>>
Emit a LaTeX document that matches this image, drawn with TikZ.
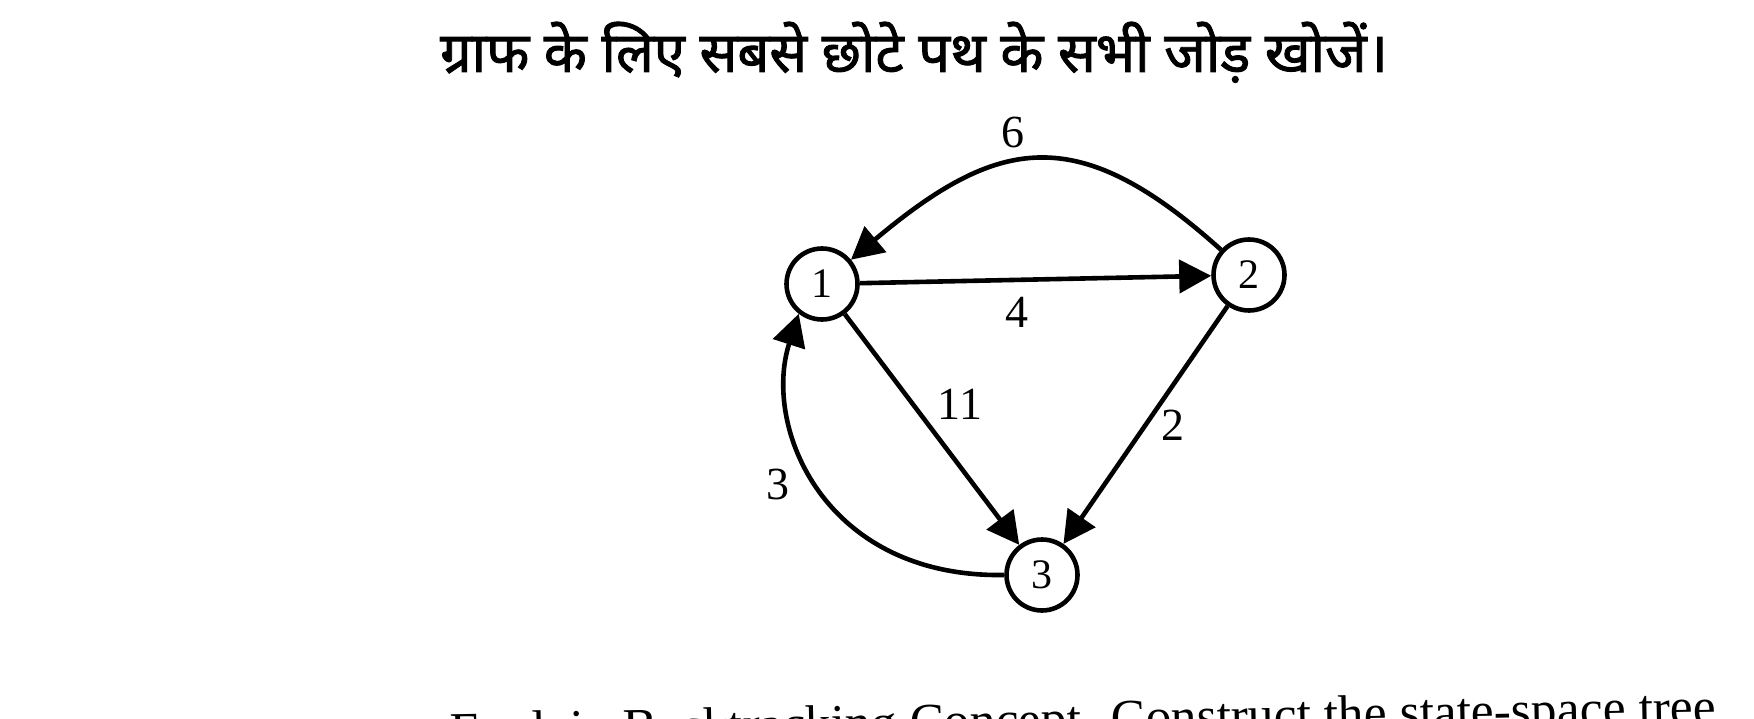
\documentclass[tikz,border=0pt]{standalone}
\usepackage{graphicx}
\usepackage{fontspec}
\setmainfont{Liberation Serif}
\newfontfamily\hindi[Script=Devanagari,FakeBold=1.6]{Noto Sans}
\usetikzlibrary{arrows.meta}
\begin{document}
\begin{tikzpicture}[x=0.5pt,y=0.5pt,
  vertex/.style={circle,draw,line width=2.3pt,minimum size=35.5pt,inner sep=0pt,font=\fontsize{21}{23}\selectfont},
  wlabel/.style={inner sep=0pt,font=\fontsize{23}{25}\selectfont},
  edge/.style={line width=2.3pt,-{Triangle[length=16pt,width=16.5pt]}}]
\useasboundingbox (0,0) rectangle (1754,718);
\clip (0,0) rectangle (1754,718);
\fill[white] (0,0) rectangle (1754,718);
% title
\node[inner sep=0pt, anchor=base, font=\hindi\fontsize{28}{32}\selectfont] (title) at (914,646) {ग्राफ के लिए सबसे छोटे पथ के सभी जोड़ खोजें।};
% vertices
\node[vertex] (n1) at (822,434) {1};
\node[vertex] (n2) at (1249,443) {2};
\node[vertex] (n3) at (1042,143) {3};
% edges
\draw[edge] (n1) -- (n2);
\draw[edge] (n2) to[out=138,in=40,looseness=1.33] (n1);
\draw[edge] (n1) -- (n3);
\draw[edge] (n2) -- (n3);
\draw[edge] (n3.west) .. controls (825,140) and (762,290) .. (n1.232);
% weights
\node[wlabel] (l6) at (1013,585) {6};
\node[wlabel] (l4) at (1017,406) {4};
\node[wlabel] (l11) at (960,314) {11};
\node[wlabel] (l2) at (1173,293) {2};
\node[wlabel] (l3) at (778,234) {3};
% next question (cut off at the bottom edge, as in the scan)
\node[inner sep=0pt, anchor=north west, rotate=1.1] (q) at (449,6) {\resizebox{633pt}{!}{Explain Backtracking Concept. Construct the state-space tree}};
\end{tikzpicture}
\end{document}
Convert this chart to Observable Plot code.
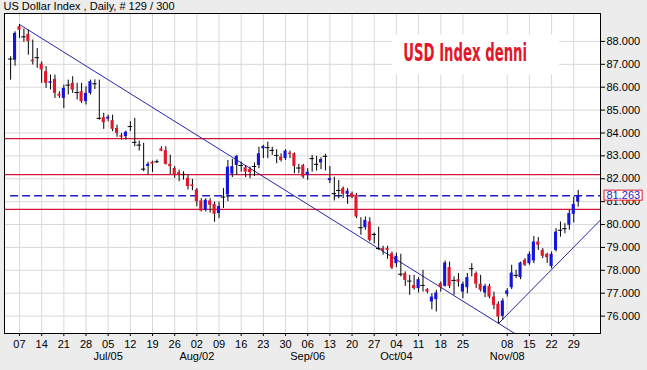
<<
Stated exercise → Output every entry exactly as given; pictures are not part of the copy.

Reply →
Emit a LaTeX document that matches this image, drawn with TikZ.
\documentclass[tikz,border=0pt]{standalone}
\usepackage{graphicx}
\usepackage{fontspec}
\setmainfont{Liberation Serif}
\newfontfamily\hindi[Script=Devanagari,FakeBold=1.6]{Noto Sans}
\usetikzlibrary{arrows.meta}
\begin{document}
\begin{tikzpicture}[x=0.5pt,y=0.5pt,
  vertex/.style={circle,draw,line width=2.3pt,minimum size=35.5pt,inner sep=0pt,font=\fontsize{21}{23}\selectfont},
  wlabel/.style={inner sep=0pt,font=\fontsize{23}{25}\selectfont},
  edge/.style={line width=2.3pt,-{Triangle[length=16pt,width=16.5pt]}}]
\useasboundingbox (0,0) rectangle (1754,718);
\clip (0,0) rectangle (1754,718);
\fill[white] (0,0) rectangle (1754,718);
% title
\node[inner sep=0pt, anchor=base, font=\hindi\fontsize{28}{32}\selectfont] (title) at (914,646) {ग्राफ के लिए सबसे छोटे पथ के सभी जोड़ खोजें।};
% vertices
\node[vertex] (n1) at (822,434) {1};
\node[vertex] (n2) at (1249,443) {2};
\node[vertex] (n3) at (1042,143) {3};
% edges
\draw[edge] (n1) -- (n2);
\draw[edge] (n2) to[out=138,in=40,looseness=1.33] (n1);
\draw[edge] (n1) -- (n3);
\draw[edge] (n2) -- (n3);
\draw[edge] (n3.west) .. controls (825,140) and (762,290) .. (n1.232);
% weights
\node[wlabel] (l6) at (1013,585) {6};
\node[wlabel] (l4) at (1017,406) {4};
\node[wlabel] (l11) at (960,314) {11};
\node[wlabel] (l2) at (1173,293) {2};
\node[wlabel] (l3) at (778,234) {3};
% next question (cut off at the bottom edge, as in the scan)
\node[inner sep=0pt, anchor=north west, rotate=1.1] (q) at (449,6) {\resizebox{633pt}{!}{Explain Backtracking Concept. Construct the state-space tree}};
\end{tikzpicture}
\end{document}
Convert this chart to Observable Plot code.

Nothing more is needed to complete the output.